Controversial copyright laws have been passed by the European Parliament will "harm Europe's creative and digital industries", according to Google.
Article 13 will see tech firms responsible for dealing with material posted without copyright permission. Those in favour of the law claim it will help artists, particularly musicians, to be paid fairly when their content is shared.
Social media content creators argue that it will destroy user-generated content. For example, critics suggest that gaming YouTubers may not be able to upload videos of them playing video games, for instance. However, the legislation was amended earlier this year to ensure that copyrighted material used "for purposes of quotation, criticism, review, caricature, parody and pastiche" would be exempt.
Responding to the law, Google said there was still "legal uncertainty" despite amendments having improved the bill.

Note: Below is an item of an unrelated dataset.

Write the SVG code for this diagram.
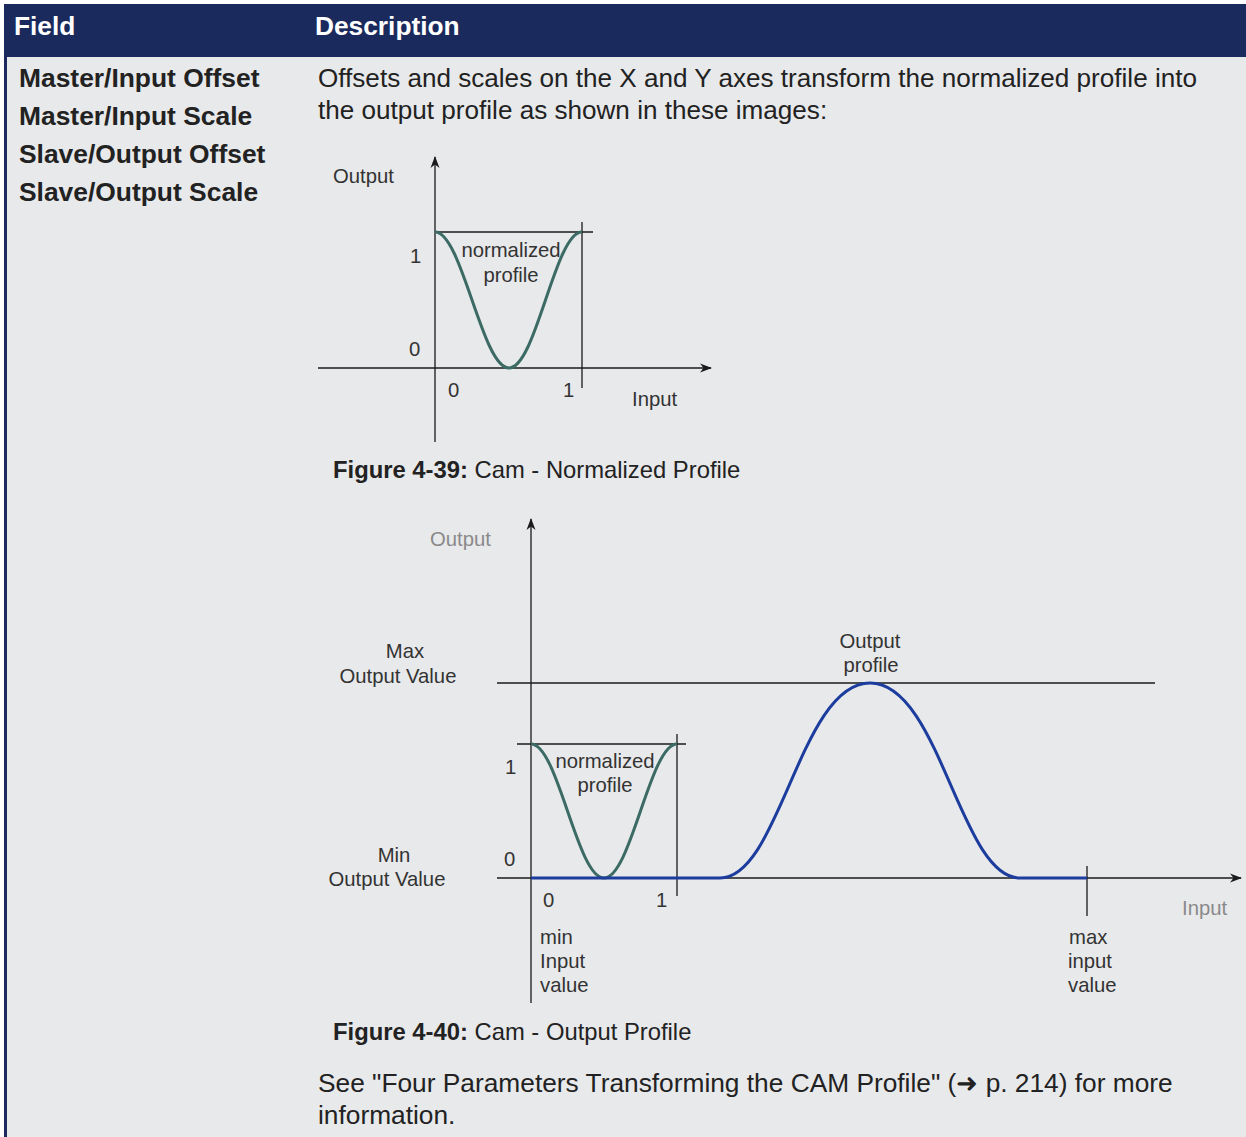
<svg xmlns="http://www.w3.org/2000/svg" width="1246" height="1137" viewBox="0 0 1246 1137">
<style>
.hdr{font-family:"Liberation Sans",Arial,sans-serif;font-weight:bold;font-size:26.3px;fill:#ffffff}
.fld{font-family:"Liberation Sans",Arial,sans-serif;font-weight:bold;font-size:26.4px;fill:#222222}
.desc{font-family:"Liberation Sans",Arial,sans-serif;font-size:26.1px;fill:#222222}
.ftr{font-family:"Liberation Sans",Arial,sans-serif;font-size:26.3px;fill:#222222}
.cap{font-family:"Liberation Sans",Arial,sans-serif;font-size:23.8px;fill:#222222}
.lbl{font-family:"Liberation Sans",Arial,sans-serif;font-size:20.3px;fill:#333333}
.gry{font-family:"Liberation Sans",Arial,sans-serif;font-size:20.3px;fill:#8a8a8a}
.ax{stroke:#1a1a1a;stroke-width:1.3;fill:none}
.teal{stroke:#3b6b64;stroke-width:3;fill:none}
.blue{stroke:#1c3d9e;stroke-width:3;fill:none}
</style>
<defs>
<marker id="arr" viewBox="0 0 12 12" refX="11" refY="6" markerWidth="12" markerHeight="12" markerUnits="userSpaceOnUse" orient="auto">
<path d="M0,1.5 L12,6 L0,10.5 L3.5,6 Z" fill="#1a1a1a"/>
</marker>
</defs>
<rect x="0" y="0" width="1246" height="1137" fill="#ffffff"/>
<rect x="4" y="4" width="1242" height="1133" fill="#e8e9eb"/>
<rect x="4" y="4" width="1242" height="53" fill="#1b2a5c"/>
<rect x="4" y="4" width="3" height="1133" fill="#1b2a5c"/>
<g id="header">
<text class="hdr" x="14" y="35">Field</text>
<text class="hdr" x="315" y="35">Description</text>
</g>
<g id="fields">
<text class="fld" x="19" y="87">Master/Input Offset</text>
<text class="fld" x="19" y="125">Master/Input Scale</text>
<text class="fld" x="19" y="163">Slave/Output Offset</text>
<text class="fld" x="19" y="201">Slave/Output Scale</text>
</g>
<g id="description">
<text class="desc" x="318" y="87">Offsets and scales on the X and Y axes transform the normalized profile into</text>
<text class="desc" x="318" y="119">the output profile as shown in these images:</text>
</g>
<g id="figure1">
<g id="fig1-axes">
<line class="ax" x1="435" y1="442" x2="435" y2="157" marker-end="url(#arr)"/>
<line class="ax" x1="318" y1="368" x2="711" y2="368" marker-end="url(#arr)"/>
<line class="ax" x1="435" y1="232" x2="593" y2="232"/>
<line class="ax" x1="582" y1="222" x2="582" y2="388"/>
</g>
<path class="teal" d="M435,232 C462,232 482,368 509,368 C536,368 555,232 582,232"/>
<text class="lbl" x="333" y="183">Output</text>
<text class="lbl" x="410" y="263">1</text>
<text class="lbl" x="409" y="356">0</text>
<text class="lbl" x="448" y="397">0</text>
<text class="lbl" x="563" y="397">1</text>
<text class="lbl" x="632" y="406">Input</text>
<text class="lbl" x="511" y="257" text-anchor="middle">normalized</text>
<text class="lbl" x="511" y="282" text-anchor="middle">profile</text>
<text class="cap" x="333" y="478"><tspan font-weight="bold">Figure 4-39:</tspan> Cam - Normalized Profile</text>
</g>
<g id="figure2">
<g id="fig2-axes">
<line class="ax" x1="531" y1="1003" x2="531" y2="519" marker-end="url(#arr)"/>
<line class="ax" x1="497" y1="878" x2="1241" y2="878" marker-end="url(#arr)"/>
<line class="ax" x1="497" y1="683" x2="1155" y2="683"/>
<line class="ax" x1="517" y1="744" x2="686" y2="744"/>
<line class="ax" x1="677" y1="734" x2="677" y2="896"/>
<line class="ax" x1="1087" y1="866" x2="1087" y2="916"/>
</g>
<path class="teal" d="M531,744 C558,744 577,878 604,878 C631,878 650,744 677,744"/>
<path class="blue" d="M531,878 L720,878 C780,878 800,683 870,683 C940,683 960,878 1020,878 L1087,878"/>
<text class="gry" x="430" y="546">Output</text>
<text class="lbl" x="405" y="658" text-anchor="middle">Max</text>
<text class="lbl" x="398" y="683" text-anchor="middle">Output Value</text>
<text class="lbl" x="870" y="648" text-anchor="middle">Output</text>
<text class="lbl" x="871" y="672" text-anchor="middle">profile</text>
<text class="lbl" x="505" y="774">1</text>
<text class="lbl" x="504" y="866">0</text>
<text class="lbl" x="605" y="768" text-anchor="middle">normalized</text>
<text class="lbl" x="605" y="792" text-anchor="middle">profile</text>
<text class="lbl" x="394" y="862" text-anchor="middle">Min</text>
<text class="lbl" x="387" y="886" text-anchor="middle">Output Value</text>
<text class="lbl" x="543" y="907">0</text>
<text class="lbl" x="656" y="907">1</text>
<text class="gry" x="1182" y="915">Input</text>
<text class="lbl" x="540" y="944">min</text>
<text class="lbl" x="540" y="968">Input</text>
<text class="lbl" x="540" y="992">value</text>
<text class="lbl" x="1069" y="944">max</text>
<text class="lbl" x="1068" y="968">input</text>
<text class="lbl" x="1068" y="992">value</text>
<text class="cap" x="333" y="1040"><tspan font-weight="bold">Figure 4-40:</tspan> Cam - Output Profile</text>
</g>
<g id="footer">
<text class="ftr" x="318" y="1092">See "Four Parameters Transforming the CAM Profile" (➜ p. 214) for more</text>
<text class="ftr" x="318" y="1124">information.</text>
</g>
</svg>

It added: "The details matter and we look forward to working with policy-makers, publishers, creators and rights holders, as EU member states move to implement these new rules."

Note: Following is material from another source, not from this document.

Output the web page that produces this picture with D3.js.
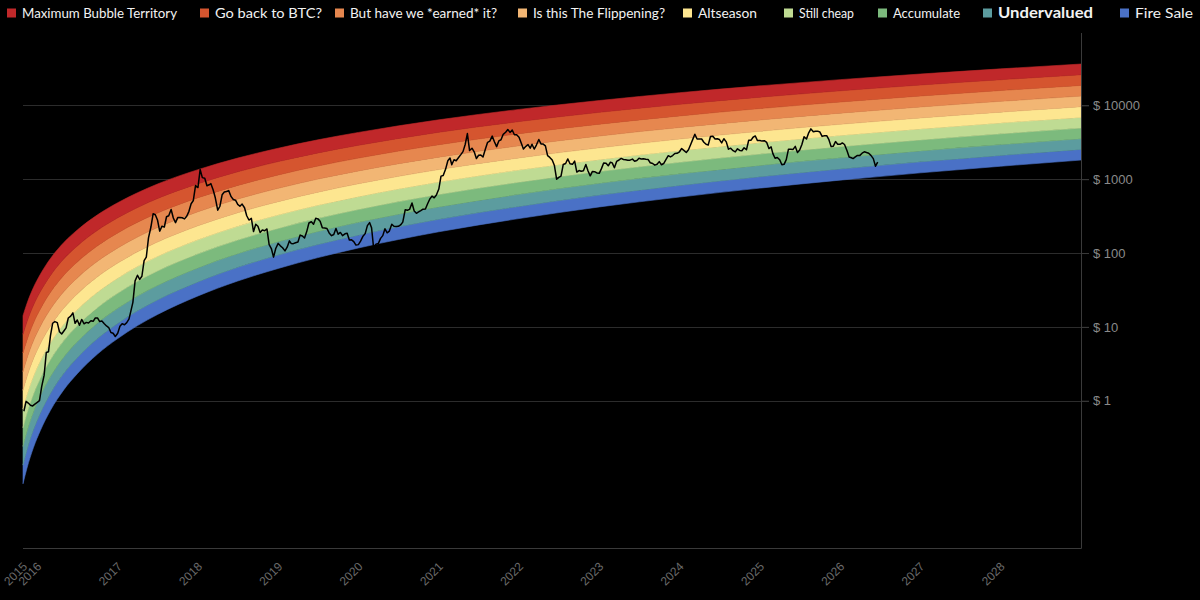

After the European Parliament passed the new laws, it is now up to member states to decide whether or not to adopt them. If they do so, they will have two years to implement the law. The UK has indicated it will carry it into its own law, regardless of when it leaves the European Union.
Catherine Stihler, chief executive of the campaign group Open Knowledge International, said: "We now risk the creation of a more closed society at the very time we should be using digital advances to build a more open world where knowledge creates power for the many, not the few."